Skip the pictures. Transcribe the rest of the data below without changing a word.

### DATA PROVIDED ###

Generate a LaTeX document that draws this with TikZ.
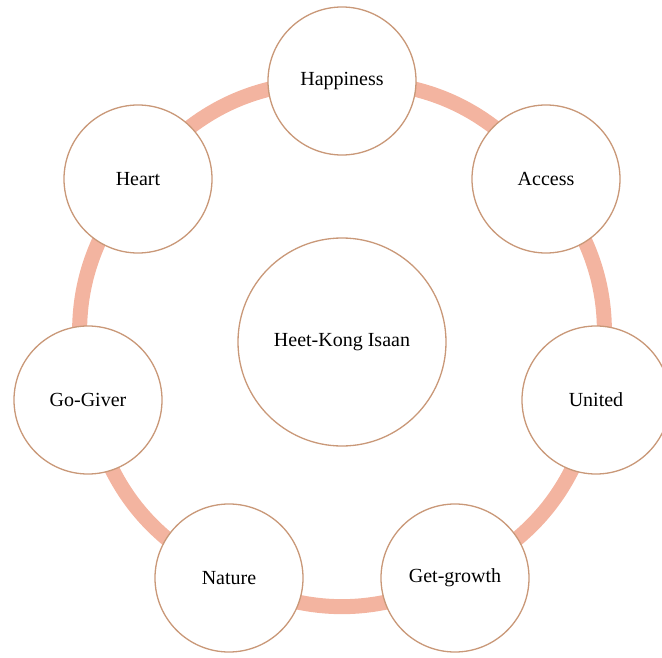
\documentclass[tikz,border=0pt]{standalone}
\usepackage{fontspec}
\setmainfont{Liberation Serif}
\usetikzlibrary{backgrounds}
\definecolor{ringsalmon}{HTML}{F3B4A0}
\definecolor{rimbrown}{HTML}{C99878}
\tikzset{
  value/.style={circle, draw=rimbrown, line width=1.3pt, fill=white, minimum size=148pt, inner sep=0pt, font=\fontsize{20}{24}\selectfont},
  core/.style={value, minimum size=208pt},
  ring/.style={draw=ringsalmon, line width=15pt}
}
\begin{document}
\begin{tikzpicture}[x=1pt, y=1pt]
        \useasboundingbox (0,0) rectangle (662,-658);
        % Nodes
        \node (core) [core] at (342, -342) {Heet-Kong Isaan};
        \node (happiness) [value] at (342, -81) {Happiness};
        \node (access) [value] at (546, -179) {Access};
        \node (united) [value] at (596, -400) {United};
        \node (getgrowth) [value] at (455, -578) {Get-growth};
        \node (nature) [value] at (229, -578) {Nature};
        \node (gogiver) [value] at (88, -400) {Go-Giver};
        \node (heart) [value] at (138, -179) {Heart};

        % Edges
        \begin{scope}[on background layer]
        \draw[ring] (happiness.center) to[bend left=25.7] (access.center);
        \draw[ring] (access.center) to[bend left=25.7] (united.center);
        \draw[ring] (united.center) to[bend left=25.7] (getgrowth.center);
        \draw[ring] (getgrowth.center) to[bend left=25.7] (nature.center);
        \draw[ring] (nature.center) to[bend left=25.7] (gogiver.center);
        \draw[ring] (gogiver.center) to[bend left=25.7] (heart.center);
        \draw[ring] (heart.center) to[bend left=25.7] (happiness.center);
        \end{scope}

    \end{tikzpicture}
\end{document}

###

:: RESULT OF THE EXERCISE ::
Generate a LaTeX document that draws this with TikZ.
\documentclass[tikz,border=0pt]{standalone}
\usepackage{fontspec}
\setmainfont{Liberation Serif}
\usetikzlibrary{backgrounds}
\definecolor{ringsalmon}{HTML}{F3B4A0}
\definecolor{rimbrown}{HTML}{C99878}
\tikzset{
  value/.style={circle, draw=rimbrown, line width=1.3pt, fill=white, minimum size=148pt, inner sep=0pt, font=\fontsize{20}{24}\selectfont},
  core/.style={value, minimum size=208pt},
  ring/.style={draw=ringsalmon, line width=15pt}
}
\begin{document}
\begin{tikzpicture}[x=1pt, y=1pt]
        \useasboundingbox (0,0) rectangle (662,-658);
        % Nodes
        \node (core) [core] at (342, -342) {Heet-Kong Isaan};
        \node (happiness) [value] at (342, -81) {Happiness};
        \node (access) [value] at (546, -179) {Access};
        \node (united) [value] at (596, -400) {United};
        \node (getgrowth) [value] at (455, -578) {Get-growth};
        \node (nature) [value] at (229, -578) {Nature};
        \node (gogiver) [value] at (88, -400) {Go-Giver};
        \node (heart) [value] at (138, -179) {Heart};

        % Edges
        \begin{scope}[on background layer]
        \draw[ring] (happiness.center) to[bend left=25.7] (access.center);
        \draw[ring] (access.center) to[bend left=25.7] (united.center);
        \draw[ring] (united.center) to[bend left=25.7] (getgrowth.center);
        \draw[ring] (getgrowth.center) to[bend left=25.7] (nature.center);
        \draw[ring] (nature.center) to[bend left=25.7] (gogiver.center);
        \draw[ring] (gogiver.center) to[bend left=25.7] (heart.center);
        \draw[ring] (heart.center) to[bend left=25.7] (happiness.center);
        \end{scope}

    \end{tikzpicture}
\end{document}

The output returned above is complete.